** EXERCISE AIM **
Begin with the first line and repeat exactly through the line containing "const segmentCenters = [162, 310, 455, 604];"; leave every image out.

** RECORDS FOR THIS TASK **
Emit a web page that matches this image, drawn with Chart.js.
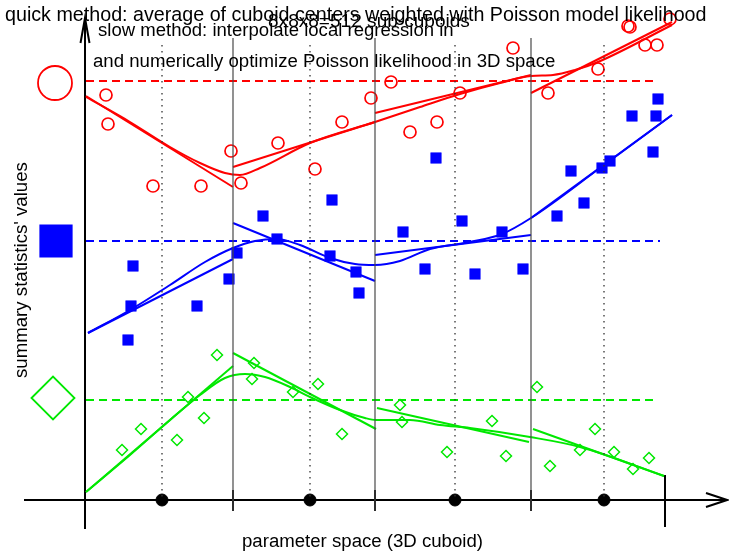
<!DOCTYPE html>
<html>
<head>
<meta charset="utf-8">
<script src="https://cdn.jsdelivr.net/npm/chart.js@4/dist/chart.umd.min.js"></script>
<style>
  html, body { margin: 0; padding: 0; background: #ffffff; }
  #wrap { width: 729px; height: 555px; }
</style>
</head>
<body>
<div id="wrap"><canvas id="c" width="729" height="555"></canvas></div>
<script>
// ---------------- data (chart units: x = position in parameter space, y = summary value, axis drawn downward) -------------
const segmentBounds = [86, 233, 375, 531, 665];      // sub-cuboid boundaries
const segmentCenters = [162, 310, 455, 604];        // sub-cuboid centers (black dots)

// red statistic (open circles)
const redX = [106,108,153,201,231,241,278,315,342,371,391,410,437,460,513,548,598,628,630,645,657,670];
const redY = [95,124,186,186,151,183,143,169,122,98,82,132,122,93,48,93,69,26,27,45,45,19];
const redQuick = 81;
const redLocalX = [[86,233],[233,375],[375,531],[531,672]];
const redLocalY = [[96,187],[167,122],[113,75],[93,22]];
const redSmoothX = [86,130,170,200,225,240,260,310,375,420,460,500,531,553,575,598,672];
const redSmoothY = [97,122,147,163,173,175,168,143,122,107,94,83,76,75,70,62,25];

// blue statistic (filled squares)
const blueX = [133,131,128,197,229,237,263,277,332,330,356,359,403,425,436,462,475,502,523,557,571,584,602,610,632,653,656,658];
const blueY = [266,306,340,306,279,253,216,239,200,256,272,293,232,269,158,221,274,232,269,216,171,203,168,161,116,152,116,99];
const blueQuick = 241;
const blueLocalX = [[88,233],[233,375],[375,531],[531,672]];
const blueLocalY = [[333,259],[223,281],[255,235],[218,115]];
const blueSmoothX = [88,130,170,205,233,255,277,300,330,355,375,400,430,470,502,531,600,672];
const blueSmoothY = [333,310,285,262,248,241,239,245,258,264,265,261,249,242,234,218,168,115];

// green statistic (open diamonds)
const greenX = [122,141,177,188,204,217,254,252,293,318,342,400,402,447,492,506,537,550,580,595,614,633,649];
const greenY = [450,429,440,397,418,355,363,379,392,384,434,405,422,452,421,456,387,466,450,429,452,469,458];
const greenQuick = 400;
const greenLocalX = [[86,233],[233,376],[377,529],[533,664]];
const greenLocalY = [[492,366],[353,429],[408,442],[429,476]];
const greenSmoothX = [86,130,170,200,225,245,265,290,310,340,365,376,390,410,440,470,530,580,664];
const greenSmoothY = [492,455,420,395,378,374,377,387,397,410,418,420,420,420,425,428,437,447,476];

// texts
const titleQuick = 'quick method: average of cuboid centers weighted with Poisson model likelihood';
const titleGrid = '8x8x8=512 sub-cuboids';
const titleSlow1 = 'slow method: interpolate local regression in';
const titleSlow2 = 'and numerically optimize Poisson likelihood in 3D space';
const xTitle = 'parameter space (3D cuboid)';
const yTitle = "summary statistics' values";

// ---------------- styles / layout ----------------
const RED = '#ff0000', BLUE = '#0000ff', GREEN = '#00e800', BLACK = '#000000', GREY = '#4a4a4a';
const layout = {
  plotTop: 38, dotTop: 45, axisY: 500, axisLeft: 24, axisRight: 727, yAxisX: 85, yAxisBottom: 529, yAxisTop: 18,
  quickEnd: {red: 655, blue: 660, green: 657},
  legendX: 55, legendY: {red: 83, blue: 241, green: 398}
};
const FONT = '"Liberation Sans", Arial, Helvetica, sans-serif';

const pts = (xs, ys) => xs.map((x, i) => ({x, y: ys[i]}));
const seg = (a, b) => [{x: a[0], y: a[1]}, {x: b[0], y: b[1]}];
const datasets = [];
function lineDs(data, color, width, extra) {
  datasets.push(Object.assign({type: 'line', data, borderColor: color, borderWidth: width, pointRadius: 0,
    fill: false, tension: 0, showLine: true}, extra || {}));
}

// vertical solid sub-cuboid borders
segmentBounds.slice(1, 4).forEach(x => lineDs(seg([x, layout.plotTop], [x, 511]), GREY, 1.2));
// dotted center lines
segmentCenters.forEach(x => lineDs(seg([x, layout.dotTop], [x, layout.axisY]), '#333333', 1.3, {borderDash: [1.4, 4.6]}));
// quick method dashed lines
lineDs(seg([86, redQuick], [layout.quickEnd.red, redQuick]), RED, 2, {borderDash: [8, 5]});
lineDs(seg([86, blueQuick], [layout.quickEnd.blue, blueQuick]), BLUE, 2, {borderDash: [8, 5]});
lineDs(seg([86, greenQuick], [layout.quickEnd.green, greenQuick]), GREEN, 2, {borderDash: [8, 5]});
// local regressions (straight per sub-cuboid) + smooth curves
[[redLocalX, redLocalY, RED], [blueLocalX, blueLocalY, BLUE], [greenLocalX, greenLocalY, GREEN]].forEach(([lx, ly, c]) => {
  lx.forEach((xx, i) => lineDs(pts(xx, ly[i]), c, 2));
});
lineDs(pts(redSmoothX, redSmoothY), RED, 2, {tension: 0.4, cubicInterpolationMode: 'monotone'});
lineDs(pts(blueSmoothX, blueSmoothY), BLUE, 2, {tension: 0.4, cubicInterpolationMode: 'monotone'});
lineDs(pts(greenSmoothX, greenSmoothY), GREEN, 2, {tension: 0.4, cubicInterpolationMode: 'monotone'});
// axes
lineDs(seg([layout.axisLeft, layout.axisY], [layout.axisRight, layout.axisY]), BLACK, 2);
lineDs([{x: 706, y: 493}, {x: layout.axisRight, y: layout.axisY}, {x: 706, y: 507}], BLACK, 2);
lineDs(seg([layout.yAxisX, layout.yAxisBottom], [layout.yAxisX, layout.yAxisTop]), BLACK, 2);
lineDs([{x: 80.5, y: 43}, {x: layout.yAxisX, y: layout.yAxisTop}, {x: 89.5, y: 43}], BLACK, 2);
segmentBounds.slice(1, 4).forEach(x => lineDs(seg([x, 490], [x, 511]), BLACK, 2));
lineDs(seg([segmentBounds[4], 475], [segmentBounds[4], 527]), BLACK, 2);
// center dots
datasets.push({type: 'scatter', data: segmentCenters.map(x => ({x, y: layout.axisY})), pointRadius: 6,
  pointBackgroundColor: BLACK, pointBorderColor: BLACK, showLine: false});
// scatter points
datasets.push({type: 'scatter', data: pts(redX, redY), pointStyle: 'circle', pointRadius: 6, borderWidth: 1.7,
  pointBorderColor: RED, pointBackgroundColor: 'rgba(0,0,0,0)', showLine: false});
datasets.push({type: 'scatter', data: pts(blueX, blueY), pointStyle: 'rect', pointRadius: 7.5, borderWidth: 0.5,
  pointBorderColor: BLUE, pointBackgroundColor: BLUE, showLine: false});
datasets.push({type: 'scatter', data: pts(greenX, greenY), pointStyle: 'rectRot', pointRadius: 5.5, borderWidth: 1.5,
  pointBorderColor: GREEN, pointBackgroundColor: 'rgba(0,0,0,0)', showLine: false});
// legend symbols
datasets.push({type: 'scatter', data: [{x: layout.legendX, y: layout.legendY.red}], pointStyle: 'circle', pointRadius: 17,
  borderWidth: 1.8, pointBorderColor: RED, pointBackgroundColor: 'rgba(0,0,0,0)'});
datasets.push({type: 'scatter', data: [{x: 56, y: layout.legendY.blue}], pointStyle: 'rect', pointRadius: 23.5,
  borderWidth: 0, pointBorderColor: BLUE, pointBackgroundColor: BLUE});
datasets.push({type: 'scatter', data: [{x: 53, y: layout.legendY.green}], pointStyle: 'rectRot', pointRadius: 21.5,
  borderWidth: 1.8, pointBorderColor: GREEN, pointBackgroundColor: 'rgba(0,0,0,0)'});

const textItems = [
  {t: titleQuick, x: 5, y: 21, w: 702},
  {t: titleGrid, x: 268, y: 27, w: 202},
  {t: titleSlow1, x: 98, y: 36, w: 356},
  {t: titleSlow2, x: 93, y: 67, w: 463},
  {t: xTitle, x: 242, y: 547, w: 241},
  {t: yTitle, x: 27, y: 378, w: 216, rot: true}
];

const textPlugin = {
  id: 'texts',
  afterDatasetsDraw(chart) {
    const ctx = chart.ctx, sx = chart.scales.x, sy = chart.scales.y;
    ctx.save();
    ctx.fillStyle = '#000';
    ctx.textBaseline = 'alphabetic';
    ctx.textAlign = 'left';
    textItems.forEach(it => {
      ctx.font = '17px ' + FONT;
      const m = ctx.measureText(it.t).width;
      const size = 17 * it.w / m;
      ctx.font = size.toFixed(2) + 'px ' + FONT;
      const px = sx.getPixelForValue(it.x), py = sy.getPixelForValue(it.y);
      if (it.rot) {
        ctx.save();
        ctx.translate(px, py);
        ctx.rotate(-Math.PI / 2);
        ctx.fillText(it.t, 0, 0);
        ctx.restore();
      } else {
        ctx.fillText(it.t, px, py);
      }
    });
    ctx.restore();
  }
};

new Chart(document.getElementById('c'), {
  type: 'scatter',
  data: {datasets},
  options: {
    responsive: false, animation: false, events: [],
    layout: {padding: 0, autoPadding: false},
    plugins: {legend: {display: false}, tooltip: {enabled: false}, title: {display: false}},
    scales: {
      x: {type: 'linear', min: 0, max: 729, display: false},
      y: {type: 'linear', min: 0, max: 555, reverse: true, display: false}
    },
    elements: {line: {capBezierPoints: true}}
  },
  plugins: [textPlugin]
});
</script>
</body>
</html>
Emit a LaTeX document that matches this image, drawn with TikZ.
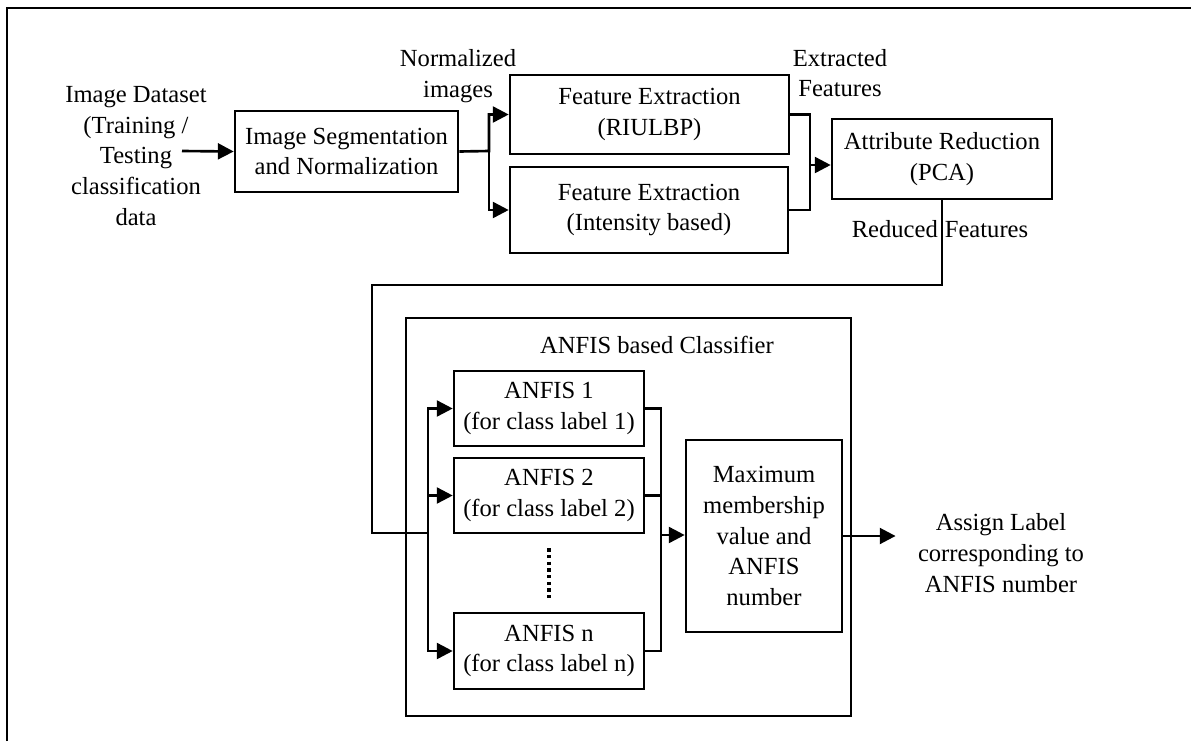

** TASK ANSWER **
Emit a web page that matches this image, drawn with Chart.js.
<!DOCTYPE html>
<html>
<head>
<meta charset="utf-8">
<script src="https://cdn.jsdelivr.net/npm/chart.js@4/dist/chart.umd.min.js"></script>
<style>
  html, body { margin: 0; padding: 0; background: #ffffff; }
  #wrap { width: 729px; height: 555px; }
</style>
</head>
<body>
<div id="wrap"><canvas id="c" width="729" height="555"></canvas></div>
<script>
// ---------------- data (chart units: x = position in parameter space, y = summary value, axis drawn downward) -------------
const segmentBounds = [86, 233, 375, 531, 665];      // sub-cuboid boundaries
const segmentCenters = [162, 310, 455, 604];        // sub-cuboid centers (black dots)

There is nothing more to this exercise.